Monday, Sep. 16, 1946

Flood of Trash

Britain's paper-hungry publishers had few magazines of their own to sell. Raising a hue & cry about "cultural invasion" by U.S. magazines, they had persuaded the Government to limit U.S. imports. Now they had invasion jitters over a new menace: they had kept out the good only to be inundated by the bad.

To piece out Britons' starvation diet of reading matter, the Board of Trade had agreed to let in magazines from within the Empire. Through that breach in the cultural ramparts, a trashy flood poured in from Canada. Bookstalls unloaded over 6,000,000 comics, westerns, detectives and sex pulps. The comics, full of rocket men and bosomy girls, were the biggest surprise of all; British children's comics are mainly animal or flower stories.
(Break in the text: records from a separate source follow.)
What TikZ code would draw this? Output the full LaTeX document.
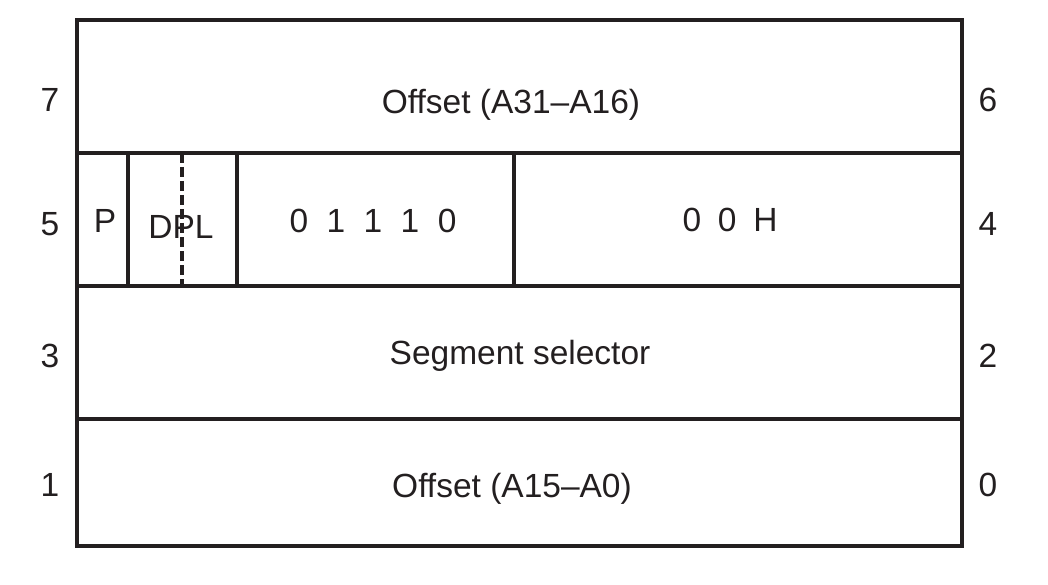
\documentclass[tikz,border=0pt]{standalone}
\usepackage{fontspec}
\setmainfont{Liberation Sans}
\definecolor{ink}{HTML}{231F20}
\begin{document}
\begin{tikzpicture}[x=1pt,y=-1pt,
  frame/.style={draw=ink,line width=4pt},
  inner/.style={draw=ink,line width=3.3pt},
  dashsep/.style={draw=ink,line width=3.3pt,dash pattern=on 10pt off 4pt},
  lbl/.style={anchor=base,inner sep=0pt,text=ink,font=\fontsize{33.5}{38}\selectfont}]
\useasboundingbox (0,0) rectangle (1048,585);
\coordinate (tl) at (77,20);
\coordinate (br) at (962,546);
\draw[inner] (77,153) -- (962,153);
\draw[inner] (77,286) -- (962,286);
\draw[inner] (77,419) -- (962,419);
\draw[inner] (128,153) -- (128,286);
\draw[inner] (237,153) -- (237,286);
\draw[inner] (514,153) -- (514,286);
\draw[dashsep] (182,153) -- (182,286);
\draw[frame] (tl) rectangle (br);
\node[lbl] (off1) at (511,114) {Offset (A31--A16)};
\node[lbl] (p) at (105,233) {P};
\node[lbl] (dpl) at (181,238) {DPL};
\node[lbl] (type) at (373,233) {0\hspace{0.55em}1\hspace{0.55em}1\hspace{0.55em}1\hspace{0.55em}0};
\node[lbl] (zh) at (730,231) {0\hspace{0.5em}0\hspace{0.5em}H};
\node[lbl] (sel) at (520,364) {Segment selector};
\node[lbl] (off0) at (512,497) {Offset (A15--A0)};
\node[lbl] (n7) at (50,112) {7};
\node[lbl] (n5) at (50,235) {5};
\node[lbl] (n3) at (50,367) {3};
\node[lbl] (n1) at (50,496) {1};
\node[lbl] (n6) at (988,112) {6};
\node[lbl] (n4) at (988,235) {4};
\node[lbl] (n2) at (988,367) {2};
\node[lbl] (n0) at (988,496) {0};
\end{tikzpicture}
\end{document}
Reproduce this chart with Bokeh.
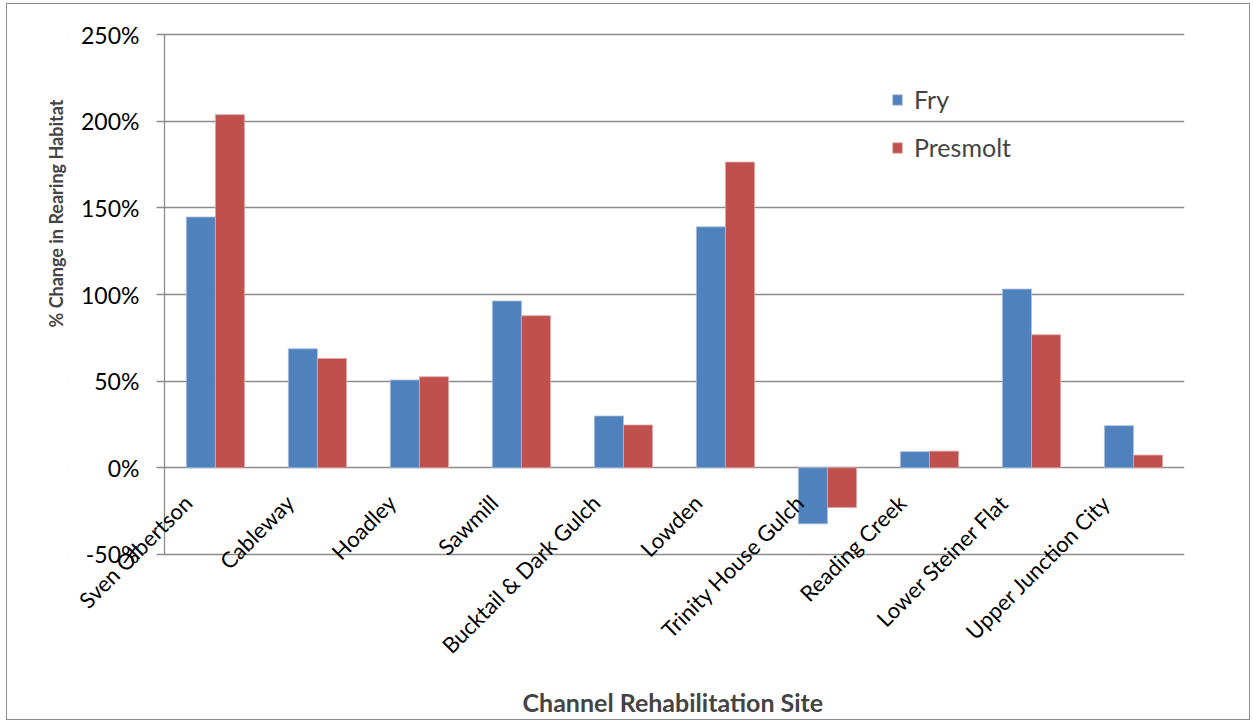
from math import pi
from bokeh.plotting import figure
from bokeh.core.properties import value
from bokeh.models import (Range1d, FixedTicker, NumeralTickFormatter, BoxAnnotation,
                          ColumnDataSource, Title, LabelSet)
from bokeh.transform import dodge
from bokeh.embed import file_html
from bokeh.resources import INLINE

sites = ["Sven Olbertson", "Cableway", "Hoadley", "Sawmill", "Bucktail & Dark Gulch",
         "Lowden", "Trinity House Gulch", "Reading Creek", "Lower Steiner Flat",
         "Upper Junction City"]
fry = [1.448, 0.687, 0.507, 0.963, 0.299, 1.391, -0.324, 0.093, 1.032, 0.243]
presmolt = [2.039, 0.631, 0.525, 0.878, 0.247, 1.765, -0.230, 0.096, 0.768, 0.073]
y_ticks = [-0.5, 0.0, 0.5, 1.0, 1.5, 2.0, 2.5]
series_names = ["Fry", "Presmolt"]

BLUE = "#4F81BD"
RED = "#C0504D"
GRID = "#8c8c8c"
FONT = "Lato"

# category slots: one unit per site, centred at i + 0.5
slot = [i + 0.5 for i in range(len(sites))]
src = ColumnDataSource(dict(site=sites, slot=slot, fry=fry, presmolt=presmolt))

# the frame reaches left of the value axis, above 250% and below -50% so that
# tick labels and the rotated category labels (hung under the zero line) are
# not clipped
p = figure(x_range=Range1d(-0.95, len(sites)),
           y_range=Range1d(-1.24, 2.6),
           width=1244, height=717,
           output_backend="svg", toolbar_location=None,
           min_border_left=60, min_border_top=13, min_border_right=67,
           min_border_bottom=39)
p.margin = (3, 0, 0, 6)
p.styles = {"border": "1px solid #8c8c8c"}
p.outline_line_color = None
p.background_fill_color = "white"

p.ygrid.ticker = FixedTicker(ticks=y_ticks)
p.ygrid.grid_line_color = GRID
p.ygrid.grid_line_width = 1.3
p.xgrid.visible = False
# hide grid lines left of the value axis
p.add_layout(BoxAnnotation(right=0, fill_color="white", fill_alpha=1.0,
                           line_color=None, level="underlay"))

p.vbar(x=dodge("slot", -0.1425), top="fry", width=0.285, source=src,
       fill_color=BLUE, line_color="#a7bfde", line_width=0.8, legend_label=series_names[0])
p.vbar(x=dodge("slot", 0.1425), top="presmolt", width=0.285, source=src,
       fill_color=RED, line_color="#e0a6a4", line_width=0.8, legend_label=series_names[1])

# value axis at the left edge of the category area
yax = p.yaxis[0]
yax.fixed_location = 0
yax.bounds = (y_ticks[0], y_ticks[-1])
yax.ticker = FixedTicker(ticks=y_ticks)
yax.formatter = NumeralTickFormatter(format="0%")
yax.axis_line_color = GRID
yax.axis_line_width = 1.3
yax.major_tick_line_color = GRID
yax.major_tick_line_width = 1.3
yax.major_tick_out = 8
yax.major_tick_in = 0
yax.minor_tick_line_color = None
yax.major_label_text_font = FONT
yax.major_label_text_font_size = "23px"
yax.major_label_text_color = "black"
yax.major_label_standoff = 17

# category axis crosses at 0: its labels hang below the zero line
p.xaxis.visible = False
cat_labels = LabelSet(x=dodge("slot", -0.27), y=0, text="site",
                      source=src, angle=pi / 4, text_align="right",
                      text_baseline="middle", y_offset=-31,
                      text_font=value(FONT), text_font_size=value("22px"),
                      text_color="black")
p.add_layout(cat_labels)

p.add_layout(Title(text="% Change in Rearing Habitat", align="left", offset=355,
                   text_font=FONT, text_font_size="18px", text_font_style="bold",
                   standoff=1), "left")
p.add_layout(Title(text="Channel Rehabilitation Site", align="left", offset=455,
                   standoff=4, text_font=FONT, text_font_size="25px",
                   text_font_style="bold"), "below")

leg = p.legend[0]
leg.location = (824, 520)
leg.border_line_color = None
leg.background_fill_alpha = 0
leg.label_text_font = FONT
leg.label_text_font_size = "25px"
leg.glyph_width = 12
leg.glyph_height = 13
leg.label_height = 20
leg.spacing = 18
leg.padding = 0
leg.margin = 0
leg.label_standoff = 11

open("out.html", "w").write(file_html(p, INLINE))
London street hawkers took in up to -L-15 a day. Customers paid up to 25. 6d. (50-c-) for such gems as Vivid Confessions and How to Write Intimate Love Letters. Outraged British publishers couldn't prove it, but they felt sure that some of this Canadian flood came from U.S. firms anxious to dump their recent heavy returns.

Last week the flood was subsiding. A new Board of Trade ruling required the invaders to take out import licenses. The market had once more been made safe for the British publishers, even if they couldn't supply it.